Pick out each line with the word "diagram" from the material that follows.
________________________
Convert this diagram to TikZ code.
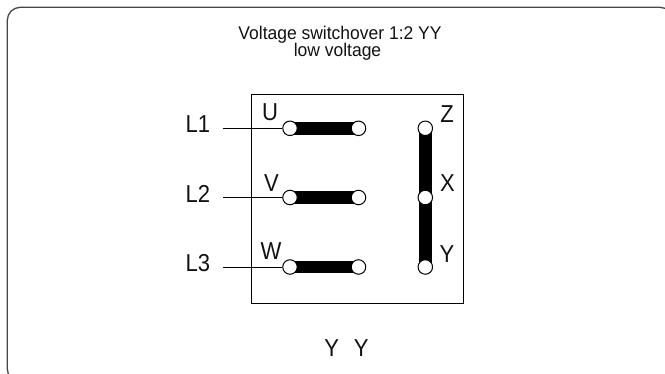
\documentclass[tikz,border=0pt]{standalone}
\usepackage{fontspec}
\setmainfont{Liberation Sans}
\newfontfamily\lblfont[FakeStretch=0.9]{Liberation Sans}
\newfontfamily\ttlfont[FakeStretch=0.95]{Liberation Sans}
\pgfdeclarelayer{background}
\pgfsetlayers{background,main}
\tikzset{
  lbl/.style={anchor=base, inner sep=0pt, font=\lblfont\fontsize{24.5}{26}\selectfont, text=black!93},
  ttl/.style={anchor=base, inner sep=0pt, font=\ttlfont\fontsize{18.4}{20}\selectfont, text=black!93},
  term/.style={circle, draw=black, line width=1pt, fill=white, minimum size=14.5pt, inner sep=0pt},
  bar/.style={line width=12.5pt, black},
  lead/.style={line width=0.9pt, black},
  frame/.style={line width=1.3pt, black!72, rounded corners=13pt},
  boxline/.style={line width=1.3pt, black}
}
\begin{document}
\begin{tikzpicture}[x=1pt, y=-1pt]
\useasboundingbox (0,0) rectangle (665,374);
\clip (0,0) rectangle (665,374);
\draw[frame] (7.3,7.3) rectangle (673,382);
\node[ttl] (title1) at (340,39.5) {Voltage switchover 1:2 YY};
\node[ttl] (title2) at (337.5,57) {low voltage};
\node[draw, boxline, minimum width=211.5pt, minimum height=209pt, inner sep=0pt, anchor=north west] (box) at (251,94) {};
% terminals
\node[term] (u1) at (290,128.3) {};
\node[term] (u2) at (358.5,128.3) {};
\node[term] (v1) at (290,197.5) {};
\node[term] (v2) at (358.5,197.5) {};
\node[term] (w1) at (290,267) {};
\node[term] (w2) at (358.5,267) {};
\node[term] (z) at (425.3,128.3) {};
\node[term] (x) at (425.3,197.5) {};
\node[term] (y) at (425.3,267) {};
\begin{pgfonlayer}{background}
\draw[bar] (u1.center) -- (u2.center);
\draw[bar] (v1.center) -- (v2.center);
\draw[bar] (w1.center) -- (w2.center);
\draw[bar] (z.center) -- (y.center);
\end{pgfonlayer}
% labels
\node[lbl] (lu) at (270,121) {U};
\node[lbl] (lv) at (271.5,191.5) {V};
\node[lbl] (lw) at (271,260) {W};
\node[lbl] (lz) at (447,123) {Z};
\node[lbl] (lx) at (447.5,191.5) {X};
\node[lbl] (ly) at (447,263) {Y};
\node[lbl] (L1) at (198,133) {L1};
\node[lbl] (L2) at (198,202.5) {L2};
\node[lbl] (L3) at (198,272) {L3};
\coordinate (s1) at (223,128.3);
\coordinate (s2) at (223,197.5);
\coordinate (s3) at (223,267);
\draw[lead] (s1) -- (u1);
\draw[lead] (s2) -- (v1);
\draw[lead] (s3) -- (w1);
\node[lbl] (yy) at (346.5,356.5) {Y\hspace{15pt}Y};
\end{tikzpicture}
\end{document}
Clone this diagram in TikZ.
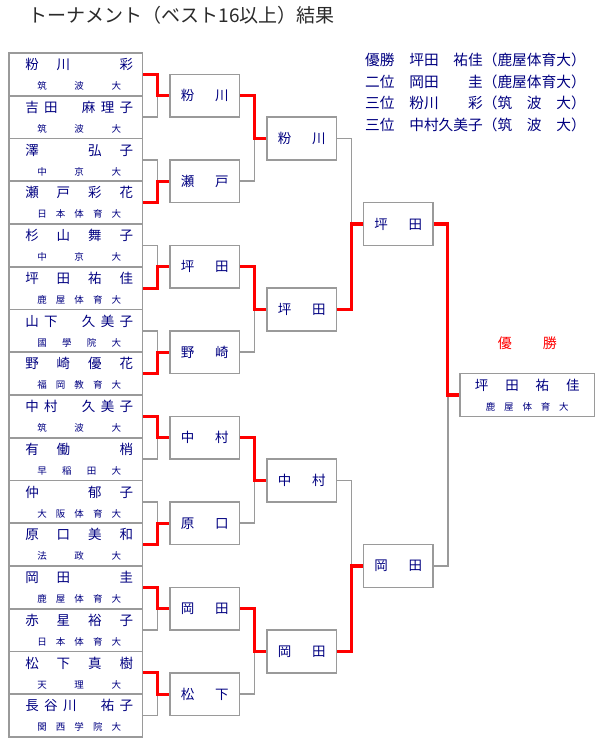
\documentclass[tikz,border=0pt]{standalone}
\usepackage{fontspec}
\setmainfont{Noto Sans CJK JP}
\usetikzlibrary{positioning}

\definecolor{navy}{HTML}{000080}
\definecolor{linegray}{HTML}{9A9A9A}
\definecolor{winred}{HTML}{FF0000}
\definecolor{titlegray}{HTML}{2A2A2A}

\newcommand\namefont{\fontsize{13.5}{20}\selectfont}
\newcommand\schoolfont{\fontsize{9.5}{20}\selectfont}
% spread the characters of a name evenly over a given width
\def\spreadfirst#1{#1\spreadloop}
\def\spreadloop#1{\ifx\relax#1\else\hfill#1\expandafter\spreadloop\fi}
\newcommand\spread[2]{\makebox[#1][l]{\spreadfirst#2\relax}}
\newcommand\entry[2]{\hspace*{7pt}\spread{108pt}{#1}\\{\schoolfont\hspace*{7pt}\spread{84pt}{#2}}}

\tikzstyle{player} = [
    rectangle, draw=linegray, line width=1.6pt,
    minimum width=133.5pt, minimum height=42.75pt, inner sep=0pt,
    text=navy, font=\namefont, align=center
]
\tikzstyle{match} = [
    rectangle, draw=linegray, line width=1.6pt,
    minimum width=69.5pt, minimum height=42.75pt, inner sep=0pt,
    text=navy, font=\namefont
]
\tikzstyle{champ} = [player, minimum width=134.5pt]
\tikzstyle{result} = [anchor=west, inner sep=0pt, text=navy, font=\fontsize{14.7}{14.7}\selectfont]
\tikzstyle{lose} = [draw=linegray, line width=1.6pt]
\tikzstyle{win} = [draw=winred, line width=3.2pt]

\begin{document}
\begin{tikzpicture}[x=1pt, y=1pt, node distance=42.75pt]
    \useasboundingbox (0,0) rectangle (600,750);

    \node (title) [anchor=west, inner sep=0pt, text=titlegray, font=\fontsize{19}{19}\selectfont] at (28,735) {トーナメント（ベスト16以上）結果};

    \node (res1) [result] at (365,690.0) {優勝　坪田　祐佳（鹿屋体育大）};
    \node (res2) [result] at (365,668.3) {二位　岡田　　圭（鹿屋体育大）};
    \node (res3) [result] at (365,646.6) {三位　粉川　　彩（筑　波　大）};
    \node (res4) [result] at (365,624.9) {三位　中村久美子（筑　波　大）};

    \node (p1) [player] at (75.75,675.625) {\entry{粉川　彩}{筑波大}};
    \node (p2) [player, below of=p1] {\entry{吉田　麻理子}{筑波大}};
    \node (p3) [player, below of=p2] {\entry{澤　弘子}{中京大}};
    \node (p4) [player, below of=p3] {\entry{瀬戸彩花}{日本体育大}};
    \node (p5) [player, below of=p4] {\entry{杉山舞子}{中京大}};
    \node (p6) [player, below of=p5] {\entry{坪田祐佳}{鹿屋体育大}};
    \node (p7) [player, below of=p6] {\entry{山下　久美子}{國學院大}};
    \node (p8) [player, below of=p7] {\entry{野崎優花}{福岡教育大}};
    \node (p9) [player, below of=p8] {\entry{中村　久美子}{筑波大}};
    \node (p10) [player, below of=p9] {\entry{有働　梢}{早稲田大}};
    \node (p11) [player, below of=p10] {\entry{仲　郁子}{大阪体育大}};
    \node (p12) [player, below of=p11] {\entry{原口美和}{法政大}};
    \node (p13) [player, below of=p12] {\entry{岡田　圭}{鹿屋体育大}};
    \node (p14) [player, below of=p13] {\entry{赤星裕子}{日本体育大}};
    \node (p15) [player, below of=p14] {\entry{松下真樹}{天理大}};
    \node (p16) [player, below of=p15] {\entry{長谷川　祐子}{関西学院大}};

    \node (r1) [match] at (204.75,654.25) {\spread{48pt}{粉川}};
    \node (r2) [match] at (204.75,568.75) {\spread{48pt}{瀬戸}};
    \node (r3) [match] at (204.75,483.25) {\spread{48pt}{坪田}};
    \node (r4) [match] at (204.75,397.75) {\spread{48pt}{野崎}};
    \node (r5) [match] at (204.75,312.25) {\spread{48pt}{中村}};
    \node (r6) [match] at (204.75,226.75) {\spread{48pt}{原口}};
    \node (r7) [match] at (204.75,141.25) {\spread{48pt}{岡田}};
    \node (r8) [match] at (204.75,55.75) {\spread{48pt}{松下}};

    \node (q1) [match] at (301.75,611.5) {\spread{48pt}{粉川}};
    \node (q2) [match] at (301.75,440.5) {\spread{48pt}{坪田}};
    \node (q3) [match] at (301.75,269.5) {\spread{48pt}{中村}};
    \node (q4) [match] at (301.75,98.5) {\spread{48pt}{岡田}};

    \node (s1) [match] at (398.25,526) {\spread{48pt}{坪田}};
    \node (s2) [match] at (398.25,184) {\spread{48pt}{岡田}};

    \node (winlabel) [text=winred, font=\fontsize{14}{14}\selectfont] at (527.25,407) {\spread{59pt}{優勝}};
    \node (champ) [champ] at (527.25,355) {\hspace*{0pt}\spread{105pt}{坪田祐佳}\\{\schoolfont\spread{83pt}{鹿屋体育大}}};

    % first round
    \draw [lose] (p2.east) -- ++(14,0) |- (r1.west);
    \draw [win] (p1.east) -- ++(14,0) |- (r1.west);
    \draw [lose] (p3.east) -- ++(14,0) |- (r2.west);
    \draw [win] (p4.east) -- ++(14,0) |- (r2.west);
    \draw [lose] (p5.east) -- ++(14,0) |- (r3.west);
    \draw [win] (p6.east) -- ++(14,0) |- (r3.west);
    \draw [lose] (p7.east) -- ++(14,0) |- (r4.west);
    \draw [win] (p8.east) -- ++(14,0) |- (r4.west);
    \draw [lose] (p10.east) -- ++(14,0) |- (r5.west);
    \draw [win] (p9.east) -- ++(14,0) |- (r5.west);
    \draw [lose] (p11.east) -- ++(14,0) |- (r6.west);
    \draw [win] (p12.east) -- ++(14,0) |- (r6.west);
    \draw [lose] (p14.east) -- ++(14,0) |- (r7.west);
    \draw [win] (p13.east) -- ++(14,0) |- (r7.west);
    \draw [lose] (p16.east) -- ++(14,0) |- (r8.west);
    \draw [win] (p15.east) -- ++(14,0) |- (r8.west);

    % second round
    \draw [lose] (r2.east) -- ++(14,0) |- (q1.west);
    \draw [win] (r1.east) -- ++(14,0) |- (q1.west);
    \draw [lose] (r4.east) -- ++(14,0) |- (q2.west);
    \draw [win] (r3.east) -- ++(14,0) |- (q2.west);
    \draw [lose] (r6.east) -- ++(14,0) |- (q3.west);
    \draw [win] (r5.east) -- ++(14,0) |- (q3.west);
    \draw [lose] (r8.east) -- ++(14,0) |- (q4.west);
    \draw [win] (r7.east) -- ++(14,0) |- (q4.west);

    % semifinals and final
    \draw [lose] (q1.east) -- ++(14,0) |- (s1.west);
    \draw [win] (q2.east) -- ++(14,0) |- (s1.west);
    \draw [lose] (q3.east) -- ++(14,0) |- (s2.west);
    \draw [win] (q4.east) -- ++(14,0) |- (s2.west);
    \draw [lose] (s2.east) -- ++(14,0) |- (champ.west);
    \draw [win] (s1.east) -- ++(14,0) |- (champ.west);
\end{tikzpicture}
\end{document}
________________________
The solution:
Convert this diagram to TikZ code.
Clone this diagram in TikZ.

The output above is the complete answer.